Card cloning in AP Cybersecurity

Card cloning is a physical attack in which an adversary copies the data from an authorized person's access card or badge onto a duplicate, letting them bypass badge access controls and enter a restricted space as if they were authorized.

Verified for the 2027 AP Cybersecurity examLast updated June 2026

What is card cloning?

Card cloning is when an attacker copies the data stored on someone's access card (the same kind of badge you tap to get through a secure door) and writes it onto a blank card. Now the attacker has a working duplicate. As far as the door reader is concerned, the cloned card is the real card.

This lands squarely in Topic 2.2: Physical Vulnerabilities and Attacks. Most badge systems use RFID or magnetic-stripe cards, and if those cards aren't encrypted or protected, an adversary standing close enough with a cheap reader can skim the card's signal and copy it. The attacker doesn't need to steal the physical badge or even talk to anyone. They just need to get near it. Once cloned, the fake card grants the same access the real one did, which means the attacker can walk into a restricted area and bypass the technical controls protecting the systems inside.

Why card cloning matters in AP Cybersecurity

Card cloning lives in Unit 2: Securing Spaces and supports learning objective AP Cybersecurity 2.2.A (identify common physical attacks) and AP Cybersecurity 2.2.B (explain how threats exploit physical vulnerabilities to cause loss, damage, or disruption). It's a clean example of the unit's core idea from EK 2.2.C.1: physical access lets an adversary bypass many technical and layered security controls. You can have firewalls and encryption all day, but if someone clones a badge and walks into the server room, those defenses don't matter. That's why this term matters for the whole "defense in depth" theme that runs through Unit 2.
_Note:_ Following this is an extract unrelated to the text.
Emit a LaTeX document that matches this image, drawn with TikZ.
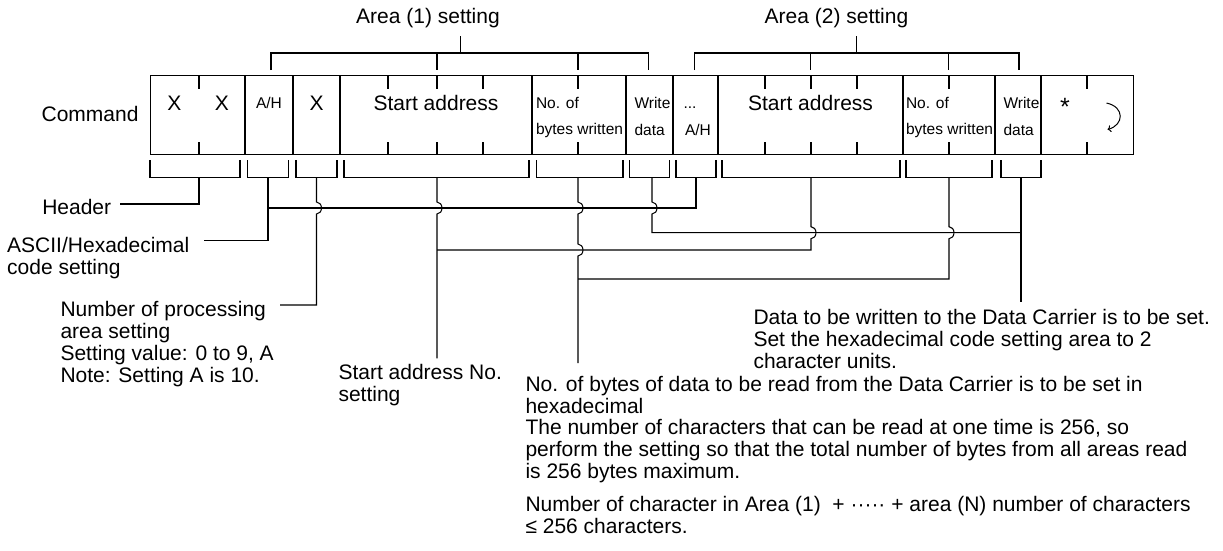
\documentclass[tikz,border=0pt]{standalone}
\usepackage{fontspec}
\setmainfont{Liberation Sans}
\usetikzlibrary{calc,arrows.meta}
\newcommand{\hopat}[2]{-- ($(#1 |- #2)+(0,-6)$) arc[start angle=90,end angle=-90,x radius=5pt,y radius=6pt]}
\begin{document}
\begin{tikzpicture}[x=1pt,y=-1pt,line width=1.05pt,
  big/.style={inner sep=0pt,font=\fontsize{21}{22}\selectfont},
  small/.style={inner sep=0pt,font=\fontsize{15.5}{17}\selectfont},
  lbl/.style={inner sep=0pt,font=\fontsize{21}{22}\selectfont,align=left}]
\useasboundingbox (0,0) rectangle (1223,550);
% main command frame
\node[draw,line width=1.2pt,anchor=north west,inner sep=0pt,minimum width=983pt,minimum height=79pt] (frame) at (150,75) {};
\foreach \x in {245,293,340,532,626,673,718,903,995,1041} \draw (\x,75) -- (\x,154);
\foreach \x in {199,388,437,483,578,765,811,857,949,1087} {\draw (\x,75) -- (\x,89); \draw (\x,142) -- (\x,154);}
\node[big,anchor=east] (cmd) at (139,114) {Command};
\node[big] (x1) at (174.5,103) {X};
\node[big] (x2) at (222,103) {X};
\node[small] (ah1) at (269,103) {A/H};
\node[big] (x3) at (316.5,103) {X};
\node[big] (sa1) at (436,103) {Start address};
\node[small,anchor=west] (nb1a) at (535.5,103) {No. of};
\node[small,anchor=west] (nb1b) at (535.5,130) {bytes written};
\node[small,anchor=west] (wd1a) at (634,103) {Write};
\node[small,anchor=west] (wd1b) at (634,130) {data};
\node[small,anchor=base west] (dots) at (683,108.5) {...};
\node[small] (ah2) at (698,130) {A/H};
\node[big] (sa2) at (810.5,103) {Start address};
\node[small,anchor=west] (nb2a) at (905.5,103) {No. of};
\node[small,anchor=west] (nb2b) at (905.5,130) {bytes written};
\node[small,anchor=west] (wd2a) at (1003,103) {Write};
\node[small,anchor=west] (wd2b) at (1003,130) {data};
\node[inner sep=0pt,font=\fontsize{25}{25}\selectfont] (star) at (1065,106.5) {*};
\coordinate (crA) at (1106.5,103);
\coordinate (crB) at (1107.5,129.5);
\draw[line width=1pt,-{To[length=3.5pt,width=7pt]}] (crA) .. controls (1125,107) and (1124,125) .. (crB);
% top brackets
\node[big] (area1) at (428,18) {Area (1) setting};
\node[big] (area2) at (836.5,18) {Area (2) setting};
\coordinate (t1s) at (460.4,53);
\coordinate (t2s) at (856.8,53);
\draw (271,70) -- (271,53) -- (648.6,53) -- (648.6,70);
\draw (437,53) -- (437,70);
\draw (578,53) -- (578,70);
\draw (t1s) -- (460.4,36);
\draw (694.6,70) -- (694.6,53) -- (1019,53) -- (1019,70);
\draw (810.8,53) -- (810.8,70);
\draw (948.9,53) -- (948.9,70);
\draw (t2s) -- (856.8,36);
% bottom brackets
\foreach \l/\r in {150/240,247.5/288.5,296/337,344/529,536.5/623,629.5/669.5,676/716,722/900,906/992,1001/1041}
  \draw (\l,160) -- (\l,177.5) -- (\r,177.5) -- (\r,160);
\coordinate (bHdr) at (199,177.5);
\coordinate (bAH1) at (268,177.5);
\coordinate (bX) at (316.5,177.5);
\coordinate (bSA1) at (437,177.5);
\coordinate (bNB1) at (578,177.5);
\coordinate (bWD1) at (652,177.5);
\coordinate (bAH2) at (696,177.5);
\coordinate (bSA2) at (811,177.5);
\coordinate (bNB2) at (949,177.5);
\coordinate (bWD2) at (1021,177.5);
\coordinate (jAH) at (268,208);
\coordinate (jWD) at (652,232.7);
\coordinate (jSA) at (811,250);
\coordinate (jNB) at (949,279);
% labels
\node[lbl,anchor=east] (hdr) at (111.7,206.7) {Header};
\node[lbl,anchor=north west] (ascii) at (6.7,236.5) {ASCII/Hexadecimal\\code setting};
\node[lbl,anchor=north west] (num) at (60,300.8) {Number of processing\\area setting\\Setting value: 0 to 9, A\\Note: Setting A is 10.};
\node[lbl,anchor=north west] (sano) at (338,364.2) {Start address No.\\setting};
\node[lbl,anchor=north west] (dat) at (753,309.2) {Data to be written to the Data Carrier is to be set.\\Set the hexadecimal code setting area to 2\\character units.};
\node[lbl,anchor=north west,font=\fontsize{21}{21.75}\selectfont] (nob) at (525,375.5) {No. of bytes of data to be read from the Data Carrier is to be set in\\hexadecimal\\The number of characters that can be read at one time is 256, so\\perform the setting so that the total number of bytes from all areas read\\is 256 bytes maximum.};
\node[lbl,anchor=north west] (sum) at (525,495.5) {Number of character in Area (1)\ \ + \textperiodcentered\textperiodcentered\textperiodcentered\textperiodcentered\textperiodcentered{} + area (N) number of characters\\≤ 256 characters.};
\coordinate (eHdr) at (120,204);
\coordinate (eAscii) at (204,240.5);
\coordinate (eNum) at (280,305);
\coordinate (eSA1) at (437,358.3);
\coordinate (eNB1) at (578,363);
\coordinate (eWD2) at (1021,301.7);
% connectors
\draw (bHdr) |- (eHdr);
\draw (bAH1) |- (eAscii);
\draw (jAH) -| (bAH2);
\draw (bX) \hopat{bX}{jAH} |- (eNum);
\draw (bSA1) \hopat{bSA1}{jAH} -- (eSA1);
\draw (bNB1) \hopat{bNB1}{jAH} \hopat{bNB1}{jSA} -- (eNB1);
\draw (bWD1) \hopat{bWD1}{jAH} -- (jWD) -- (bWD2 |- jWD);
\draw (bWD2) -- (eWD2);
\draw (bSA2) \hopat{bSA2}{jWD} -- (jSA) -- (bSA1 |- jSA);
\draw (bNB2) \hopat{bNB2}{jWD} -- (jNB) -- (bNB1 |- jNB);
\end{tikzpicture}
\end{document}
Keep studying AP Cybersecurity Unit 2

How card cloning connects across the course

Badge access (Unit 2)

Card cloning is the attack that defeats badge access. Badge access is the control that says 'only people with a valid card get in,' and cloning fakes a valid card. Knowing one means knowing what the other is trying to stop.

Piggybacking (Unit 2)

Both get an attacker through a secure door, but the method differs. Piggybacking uses social engineering to trick a person into letting you in, while cloning copies a card so you let yourself in. Same goal, different vulnerability exploited.

Access control vestibule (Unit 2)

An access control vestibule (a mantrap with two doors) is a countermeasure that limits the payoff of a cloned card, since one valid scan lets only one person through at a time. It connects cloning to the design side of physical security.

Is card cloning on the AP Cybersecurity exam?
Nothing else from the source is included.